Au Gabon, de nombreuses adolescentes tombent enceintes avant l’âge de 18 ans, mettant en péril leur santé, leur éducation et leur avenir. Ce phénomène, encore trop souvent passé sous silence, met en lumière de profondes inégalités sociales ainsi qu’un manque criant d’éducation sexuelle.
Dans les quartiers populaires de Libreville comme dans les zones rurales, les grossesses précoces constituent un véritable problème de santé publique. Selon Marie-Louise Benedicta Boutamba, responsable du programme O3 au bureau de l’UNESCO à Libreville, les chiffres sont alarmants : « 81 % des filles-mères gabonaises voient leur avenir brisé par des grossesses précoces, dont 9 % surviennent avant l’âge de 15 ans ».
Des conséquences sanitaires et sociales lourdes
Les répercussions de ces grossesses sont multiples.

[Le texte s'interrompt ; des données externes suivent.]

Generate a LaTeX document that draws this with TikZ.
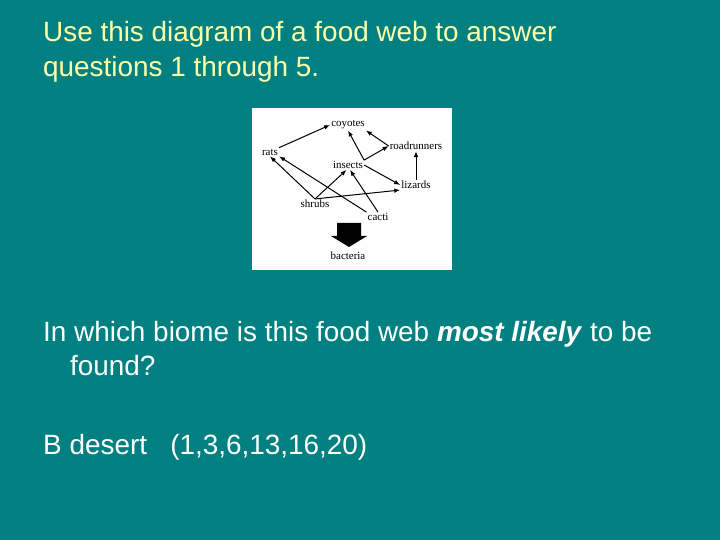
\documentclass[tikz,border=0pt]{standalone}
\usepackage{fontspec}
\setmainfont{Liberation Sans}
\newfontfamily\webfont{Liberation Serif}
\usepackage{tikz}
\usetikzlibrary{arrows.meta,positioning,calc}
\definecolor{slideteal}{RGB}{0,128,128}
\definecolor{titleyellow}{RGB}{255,255,170}
\tikzstyle{animal}=[inner sep=1pt, text=black, font=\webfont\fontsize{11}{13}\selectfont]
\tikzstyle{eats}=[line width=1bp, -{Latex[length=6bp,width=4.5bp]}]

\begin{document}
\begin{tikzpicture}[x=1bp,y=-1bp,slidetext/.style={anchor=base west, inner sep=0pt, text=white, font=\fontsize{28}{34}\selectfont}]
\useasboundingbox[fill=slideteal] (0,0) rectangle (720,540);
% question text
\node (title1) at (43,42) [slidetext, text=titleyellow] {Use this diagram of a food web to answer};
\node (title2) at (43,77) [slidetext, text=titleyellow] {questions 1 through 5.};
\node (ask1) at (43,341) [slidetext] {In which biome is this food web \textbf{\textit{most likely}} to be};
\node (ask2) at (70,375) [slidetext] {found?};
\node (answer) at (43,454) [slidetext] {B desert\ \ \ (1,3,6,13,16,20)};
% food web picture
\fill[white] (252,108) rectangle (452,270);
\node (coyotes) at (348,125) [animal] {coyotes};
\node (roadrunners) at (416,146) [animal] {roadrunners};
\node (rats) at (270,152) [animal] {rats};
\node (insects) at (348,165) [animal] {insects};
\node (lizards) at (416,185) [animal] {lizards};
\node (shrubs) at (315,204) [animal] {shrubs};
\node (cacti) at (378,217) [animal] {cacti};
\node (bacteria) at (348,256) [animal] {bacteria};
\draw[eats] (rats.north east) -- (coyotes.west);
\draw[eats] (roadrunners.west) -- (coyotes.south east);
\draw[eats] (insects.north east) -- (roadrunners.west);
\draw[eats] (insects.north east) -- (coyotes.south);
\draw[eats] (insects.east) -- (lizards.west);
\draw[eats] (lizards.north) -- (roadrunners.south);
\draw[eats] (shrubs.north) -- (rats.south);
\draw[eats] (cacti.north west) -- (rats.south east);
\draw[eats] (shrubs.north) -- ([xshift=-1.5bp]insects.south);
\draw[eats] (shrubs.north) -- (lizards.south west);
\draw[eats] (cacti.north) -- ([xshift=2bp]insects.south);
% decomposers
\fill[black] (337,223) -- (361,223) -- (361,236) -- (367,236) -- (349,247) -- (331,236) -- (337,236) -- cycle;
\end{tikzpicture}
\end{document}
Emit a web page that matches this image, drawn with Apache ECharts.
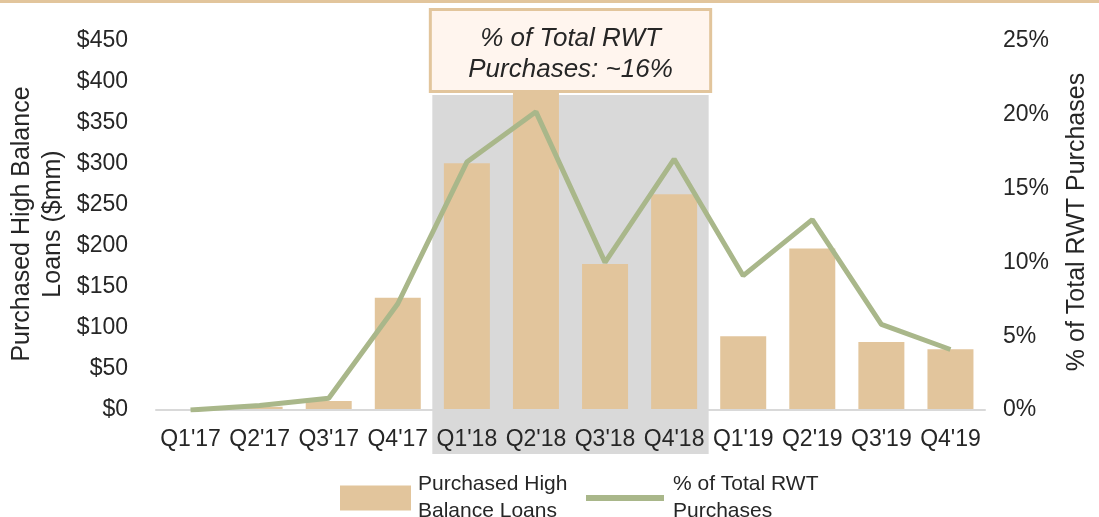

Sur le plan sanitaire, les jeunes filles sont exposées à des complications médicales graves, parfois mortelles. « La grossesse provoque des dysfonctionnements hormonaux chez la jeune fille, entraînant parfois un retard de croissance », explique le Dr Doria Tsogho, médecin généraliste.
Cette dernière souligne également les risques physiques lors de l’accouchement : « À ce stade, le périnée est encore fragile. […] Généralement, elles ne savent pas pousser, ce qui peut causer des déchirures entraînant d’autres problèmes comme l’incontinence ». À cela s’ajoute le manque de suivi médical, souvent lié à des difficultés financières.
Au-delà des risques pour la santé, l’abandon scolaire reste la conséquence la plus fréquente. « Qui dit grossesse, dit malaises, et qui dit malaises, dit modification des habitudes, poussant certaines à arrêter leurs études, car elles n’arrivent pas à concilier le travail scolaire et l’évolution de la grossesse », observe Marie-Louise Benedicta Boutamba. La déscolarisation plonge ainsi de nombreuses adolescentes dans un cycle de précarité difficile à rompre.
Un appel à l’action pour briser les tabous
Les causes de ce fléau sont multiples : pauvreté, manque d’accès à l’information, tabou autour de la sexualité et abus sexuels. Ce dernier aspect est particulièrement préoccupant en milieu scolaire, où « 36,2 % des violences sont de nature sexuelle », rappelle la responsable du programme O3 au bureau de l’UNESCO à Libreville.
Malgré quelques campagnes de sensibilisation, l’éducation sexuelle reste insuffisante dans le système scolaire gabonais. Pourtant, des voix s’élèvent pour changer les choses, à l’image de Sabine Mba, une jeune mère : « Si ma famille avait évoqué cette question avec moi, ça m’aurait épargné cette grossesse qui m’a poussée à abandonner mes études ». Face à cette urgence, les autorités sont appelées à réagir fermement. Car derrière chaque statistique se cache une adolescente dont la vie bascule trop tôt.